Friday, May 23, 2003

Well, I think I'm losing it! I honestly can't recall whether or not I've already posted my review for INTO THE INFERNO (although it was sent off to Joe Bob). Just in case I did screw up and already posted it, my apologies. If this IS the first time I hope you read and enjoy, since the book is definetly recommended.

INTO THE INFERNO – by Earl Emerson; Ballantine Books
ISBN: 0-345-44591-0

If a writer is doing his job properly, he or she will research their topic before writing. Possibly, if they are ‘good writers’ they will speak to people working in the occupations they are writing about and possibly have one of these folks act as an advisor, so they won’t get the little details wrong. Now if these ‘good writers’ are also talented they just might bring a sense of realism to their stories.

Then you have writers like Earl Emerson. Emerson knows his subjects, in this case firefighters, because he himself is a member of the Seattle Fire Department. He knows what it is like to walk into a burning building, with the possibility of not walking back out something that is in the back of his mind. He doesn’t need to talk to an expert, because he lives this every day. Emerson is also a very talented writer and creates a reality in the novels he writes.
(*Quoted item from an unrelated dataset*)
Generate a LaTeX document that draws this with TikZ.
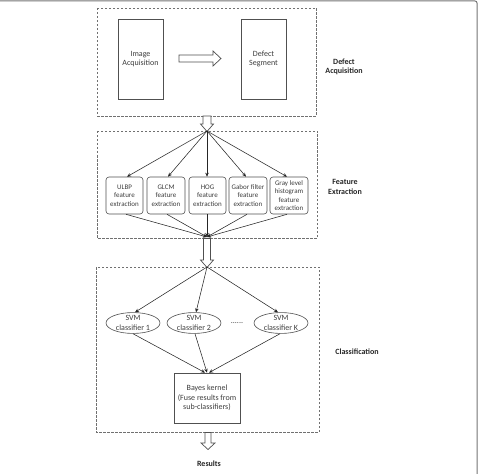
\documentclass[tikz,border=0pt]{standalone}
\usepackage{fontspec}
\setmainfont{Carlito}
\usetikzlibrary{arrows.meta,shapes.geometric}
\definecolor{txt}{HTML}{3C3C3C}
\definecolor{edge}{HTML}{505050}
\definecolor{dash}{HTML}{707070}
\tikzset{
  lbl/.style={font=\fontsize{8}{9.5}\selectfont, text=txt, align=center},
  stagelbl/.style={font=\fontsize{8}{9.5}\selectfont\bfseries, text=black!85, align=center},
  stagebox/.style={draw=dash, dashed, dash pattern=on 2.5pt off 1.5pt, line width=0.6pt},
  tallbox/.style={draw=edge, line width=0.7pt, minimum width=45pt, minimum height=80pt, lbl},
  featbox/.style={draw=edge, line width=0.6pt, rounded corners=3pt, minimum height=37pt, inner sep=1pt,
     font=\fontsize{7}{8.3}\selectfont, text=txt, align=center},
  svm/.style={draw=edge, line width=0.6pt, ellipse, minimum width=54pt, minimum height=19pt, inner sep=0pt, lbl},
  conn/.style={draw=black!85, line width=0.55pt, -{Stealth[length=4pt,width=3.5pt]}},
  hollow/.style={draw=edge, line width=0.7pt, fill=white}
}
\begin{document}
\begin{tikzpicture}[x=1pt,y=-1pt]
\useasboundingbox (0,0) rectangle (481,473);
% outer frame (top and right)
\draw[black!55, line width=1pt, rounded corners=2pt] (0,1) -- (477,1) -- (477,474);

% stage boxes
\draw[stagebox] (97,8) rectangle (316,116);
\draw[stagebox] (97,131) rectangle (317,238);
\draw[stagebox] (96,267) rectangle (319,432);

% stage labels
\node[stagelbl] (lda) at (344,67) {Defect\\Acquisition};
\node[stagelbl] (lfe) at (345,187) {Feature\\Extraction};
\node[stagelbl] (lcl) at (357,352) {Classification};
\node[stagelbl] (lres) at (209,464) {Results};

% defect acquisition
\node[tallbox] (ia) at (140.5,59) {Image\\Acquisition};
\node[tallbox] (ds) at (263.5,59) {Defect\\Segment};
\draw[hollow] (179,55) -- (213,55) -- (213,51) -- (221,58.5) -- (213,66) -- (213,62) -- (179,62) -- cycle;

% hollow arrow 1
\draw[hollow] (203,116) -- (211,116) -- (211,124) -- (213.5,124) -- (207,131.5) -- (200.5,124) -- (203,124) -- cycle;

% feature extraction
\coordinate (fan1) at (207,131);
\node[featbox, minimum width=37pt] (b1) at (124.5,195.5) {ULBP\\feature\\extraction};
\node[featbox, minimum width=38pt] (b2) at (166,195.5) {GLCM\\feature\\extraction};
\node[featbox, minimum width=37pt] (b3) at (207.5,195.5) {HOG\\feature\\extraction};
\node[featbox, minimum width=38pt] (b4) at (248,195.5) {Gabor filter\\feature\\extraction};
\node[featbox, minimum width=38pt] (b5) at (289,195.5) {Gray level\\histogram\\feature\\extraction};
\coordinate (merge) at (207,237);
\draw[conn] (fan1) -- ([xshift=2.5pt]b1.north);
\draw[conn] (fan1) -- ([xshift=2pt]b2.north);
\draw[conn] (fan1) -- ([xshift=-0.5pt]b3.north);
\draw[conn] (fan1) -- ([xshift=-2pt]b4.north);
\draw[conn] (fan1) -- ([xshift=-2pt]b5.north);
\draw[conn] ([xshift=1.5pt]b1.south) -- (merge);
\draw[conn] ([xshift=1pt]b2.south) -- (merge);
\draw[conn] ([xshift=-0.5pt]b3.south) -- (merge);
\draw[conn] ([xshift=-1pt]b4.south) -- (merge);
\draw[conn] ([xshift=-2pt]b5.south) -- (merge);

% hollow arrow 2
\draw[hollow] (203.5,238.5) -- (210.5,238.5) -- (210.5,260) -- (213.5,260) -- (207,267.5) -- (200.5,260) -- (203.5,260) -- cycle;

% classification
\coordinate (fan2) at (207,267);
\node[svm] (e1) at (133,323) {SVM\\classifier 1};
\node[svm] (e2) at (194,323) {SVM\\classifier 2};
\node[svm] (e3) at (281,323) {SVM\\classifier K};
\node[lbl] (dots) at (237,323) {......};
\node[draw=edge, line width=0.7pt, minimum width=66pt, minimum height=50pt, lbl] (bk) at (207,398) {Bayes kernel\\(Fuse results from\\sub-classifiers)};
\draw[conn] (fan2) -- ([xshift=2pt]e1.north);
\draw[conn] (fan2) -- ([xshift=2pt]e2.north);
\draw[conn] (fan2) -- ([xshift=-3pt]e3.north);
\draw[conn] (e1.south) -- ([xshift=-2pt]bk.north);
\draw[conn] ([xshift=1pt]e2.south) -- (bk.north);
\draw[conn] ([xshift=-1pt]e3.south) -- ([xshift=2pt]bk.north);

% hollow arrow 3
\draw[hollow] (205,432.5) -- (211,432.5) -- (211,443) -- (215,443) -- (208,449.5) -- (201,443) -- (205,443) -- cycle;
\end{tikzpicture}
\end{document}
Emerson has already created two different series in his almost twenty years of writing professionally. One features private detective Thomas Black and the other fireman/sheriff Mac Fontana. In this work he creates yet another character, much different, perhaps much more flawed than either of his better-known creations.
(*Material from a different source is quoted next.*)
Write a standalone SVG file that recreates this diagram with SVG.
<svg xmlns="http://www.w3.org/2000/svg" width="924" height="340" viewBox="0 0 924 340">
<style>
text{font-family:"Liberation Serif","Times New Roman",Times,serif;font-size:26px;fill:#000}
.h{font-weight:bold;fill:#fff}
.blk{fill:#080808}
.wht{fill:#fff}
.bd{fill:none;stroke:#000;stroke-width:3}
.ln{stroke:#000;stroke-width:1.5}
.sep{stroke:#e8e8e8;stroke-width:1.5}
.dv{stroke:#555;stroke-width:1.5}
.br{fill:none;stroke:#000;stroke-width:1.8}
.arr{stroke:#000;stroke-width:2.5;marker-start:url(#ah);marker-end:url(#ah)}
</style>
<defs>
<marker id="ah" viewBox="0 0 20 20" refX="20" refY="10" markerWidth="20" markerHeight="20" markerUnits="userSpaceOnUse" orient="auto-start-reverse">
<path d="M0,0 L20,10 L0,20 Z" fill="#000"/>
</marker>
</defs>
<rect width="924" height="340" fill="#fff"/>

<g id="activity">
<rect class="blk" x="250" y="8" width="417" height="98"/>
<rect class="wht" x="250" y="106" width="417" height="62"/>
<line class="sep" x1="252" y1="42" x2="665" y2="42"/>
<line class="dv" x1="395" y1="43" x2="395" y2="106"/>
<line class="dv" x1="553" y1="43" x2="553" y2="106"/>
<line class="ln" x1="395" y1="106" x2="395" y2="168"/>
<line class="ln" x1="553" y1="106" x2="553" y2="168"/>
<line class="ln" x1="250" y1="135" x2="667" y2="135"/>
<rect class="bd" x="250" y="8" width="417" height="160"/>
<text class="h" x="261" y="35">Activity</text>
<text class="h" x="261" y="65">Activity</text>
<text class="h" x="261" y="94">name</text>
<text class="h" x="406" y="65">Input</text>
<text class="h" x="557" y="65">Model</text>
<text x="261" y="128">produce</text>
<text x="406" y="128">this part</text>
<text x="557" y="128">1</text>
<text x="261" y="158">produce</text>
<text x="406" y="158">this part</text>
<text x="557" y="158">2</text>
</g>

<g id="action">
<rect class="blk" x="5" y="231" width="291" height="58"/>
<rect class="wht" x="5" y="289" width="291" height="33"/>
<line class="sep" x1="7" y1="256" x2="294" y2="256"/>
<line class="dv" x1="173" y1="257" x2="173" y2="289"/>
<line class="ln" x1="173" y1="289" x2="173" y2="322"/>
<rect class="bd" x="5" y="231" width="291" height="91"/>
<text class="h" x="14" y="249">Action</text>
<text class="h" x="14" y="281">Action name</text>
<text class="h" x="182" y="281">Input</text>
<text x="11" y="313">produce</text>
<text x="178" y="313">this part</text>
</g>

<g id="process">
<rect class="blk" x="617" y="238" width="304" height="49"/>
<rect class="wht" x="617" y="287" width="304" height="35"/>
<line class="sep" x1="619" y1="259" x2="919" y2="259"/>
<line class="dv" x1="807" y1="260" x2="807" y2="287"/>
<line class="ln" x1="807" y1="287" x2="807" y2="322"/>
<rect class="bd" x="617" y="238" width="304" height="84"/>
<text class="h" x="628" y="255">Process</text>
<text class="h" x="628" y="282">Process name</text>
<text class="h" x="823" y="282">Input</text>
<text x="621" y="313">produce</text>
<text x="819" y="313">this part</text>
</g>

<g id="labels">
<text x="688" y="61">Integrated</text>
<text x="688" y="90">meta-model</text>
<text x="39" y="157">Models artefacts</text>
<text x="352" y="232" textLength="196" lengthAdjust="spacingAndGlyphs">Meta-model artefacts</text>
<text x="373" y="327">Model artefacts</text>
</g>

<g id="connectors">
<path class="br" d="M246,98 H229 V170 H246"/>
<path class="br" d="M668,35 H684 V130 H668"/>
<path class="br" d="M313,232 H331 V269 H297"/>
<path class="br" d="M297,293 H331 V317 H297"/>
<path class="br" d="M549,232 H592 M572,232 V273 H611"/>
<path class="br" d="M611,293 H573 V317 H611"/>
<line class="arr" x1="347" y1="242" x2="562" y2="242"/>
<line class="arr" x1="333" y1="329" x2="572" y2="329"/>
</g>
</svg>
Jim Swope is a single father of two young daughters. He’s also one of a small number of full-time, paid members of a mostly volunteer fire department in the Pacific Northwest. While he likes to think of himself as a decent man, he is also battling elements of his own past. His mother abandoned him to a religious zealot of a father, who forced the young Jim unto the streets to proselytize. Running away to join the Army, Swope placed both emotional and physical distance between himself and his father. Now the old man spends his last years near comatose in a nearby nursing home, rarely if ever visited by his only son.

Swope awakens one morning to find he back of his hands covered in a waxy coating. He has the first sign of the ‘syndrome’ and has a week until he will surely be no better than his father. How did this happen and can it be stopped?
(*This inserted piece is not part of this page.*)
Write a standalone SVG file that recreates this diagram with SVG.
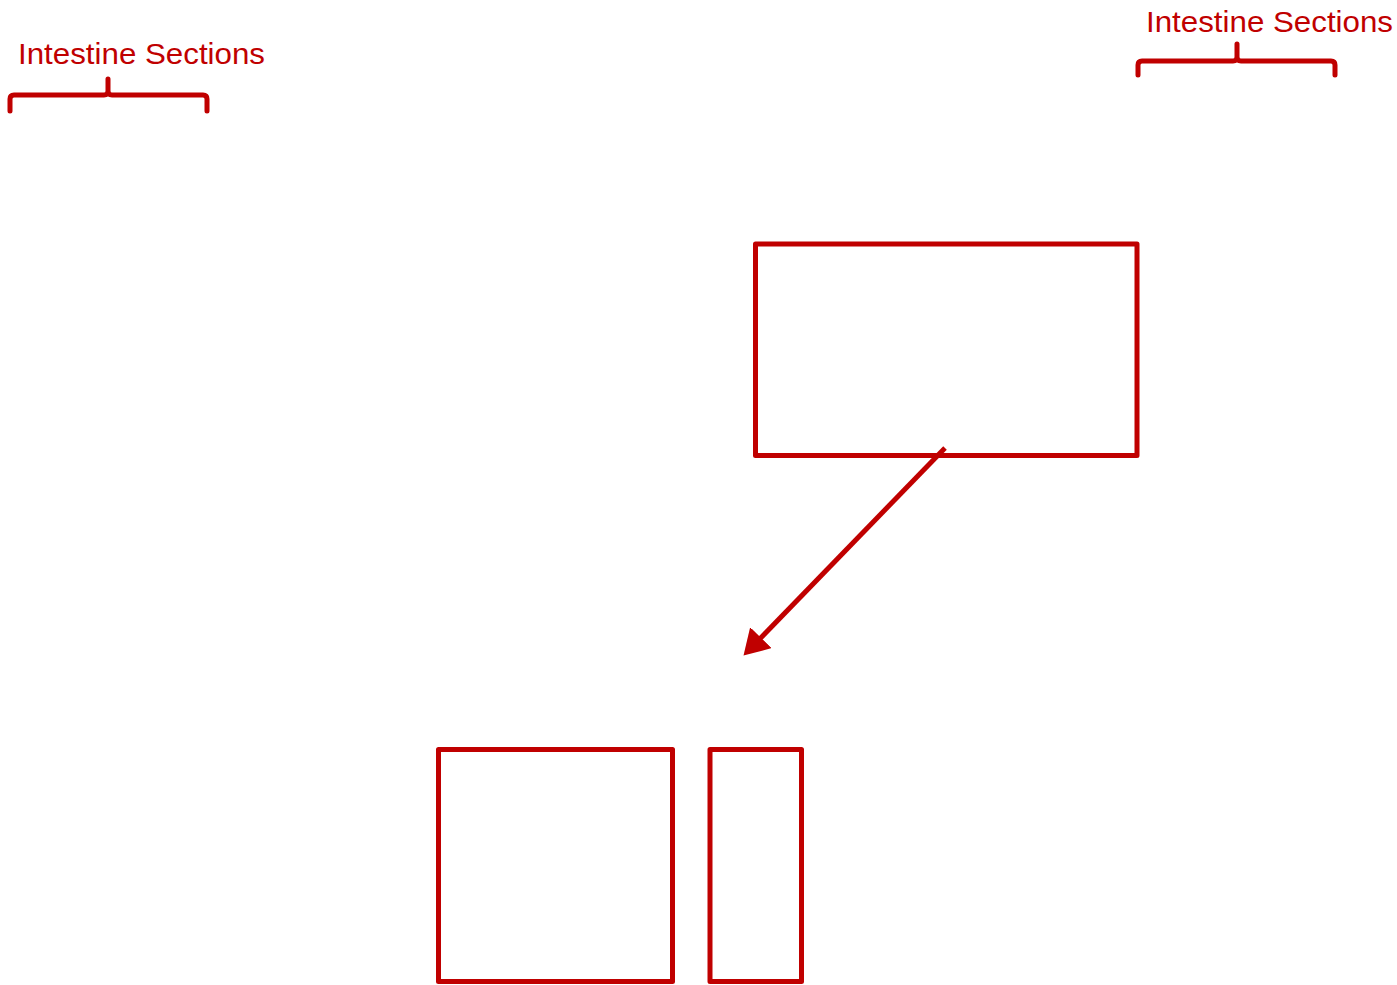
<svg xmlns="http://www.w3.org/2000/svg" width="1397" height="985" viewBox="0 0 1397 985">
<style>
.box{fill:none;stroke:#C00000;stroke-width:5;stroke-linejoin:round}
.brace{fill:none;stroke:#C00000;stroke-width:5;stroke-linecap:round;stroke-linejoin:round}
.lbl{font-family:"Liberation Sans",Arial,sans-serif;font-size:30px;fill:#C00000}
.conn{stroke:#C00000;stroke-width:5;fill:none}
</style>
<defs>
<marker id="ah" markerWidth="6" markerHeight="6" refX="4" refY="3" orient="auto" markerUnits="strokeWidth">
<path d="M0,0 L5,3 L0,6 Z" fill="#C00000"/>
</marker>
</defs>
<rect width="1397" height="985" fill="#ffffff"/>
<g id="label-left">
<text class="lbl" x="18" y="64" textLength="247" lengthAdjust="spacingAndGlyphs">Intestine Sections</text>
<path class="brace" d="M10,111 L10,99 Q10,95 14,95 L104,95 Q108,95 108,91 L108,79 M108,91 Q108,95 112,95 L203,95 Q207,95 207,99 L207,111"/>
</g>
<g id="label-right">
<text class="lbl" x="1146" y="32" textLength="247" lengthAdjust="spacingAndGlyphs">Intestine Sections</text>
<path class="brace" d="M1138,75 L1138,65 Q1138,61 1142,61 L1233,61 Q1237,61 1237,57 L1237,44 M1237,57 Q1237,61 1241,61 L1331,61 Q1335,61 1335,65 L1335,75"/>
</g>
<g id="box-top">
<rect class="box" x="755.5" y="244" width="381.5" height="211.5"/>
</g>
<g id="box-bottom-left">
<rect class="box" x="438.5" y="749.5" width="234" height="232"/>
</g>
<g id="box-bottom-right">
<rect class="box" x="710" y="749.5" width="91.5" height="232"/>
</g>
<g id="connectors">
<line class="conn" x1="945" y1="448" x2="747" y2="652" marker-end="url(#ah)"/>
</g>
</svg>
Beginning the story almost at the last part of the tale, Emerson takes us back to where it started, or at least where Jim enters the picture. Emerson is able to engage the reader almost immediately, throwing us right into the middle of a situation that moves at a rapid pace, but never confuses or loses you along the way. Able to write quiet scenes of a father spending what may be his last hours with his daughters, Emerson can also write horrific scenes of fire and their aftermath.

Emerson fills his tale with a large cast of interesting, if not always likable characters. As the story progresses we begin to find that many of these folks are not who they appeared to be at first. Even Swope is unsure of who he can trust as he tries to unravel the riddle of his last days. Three and a half stars.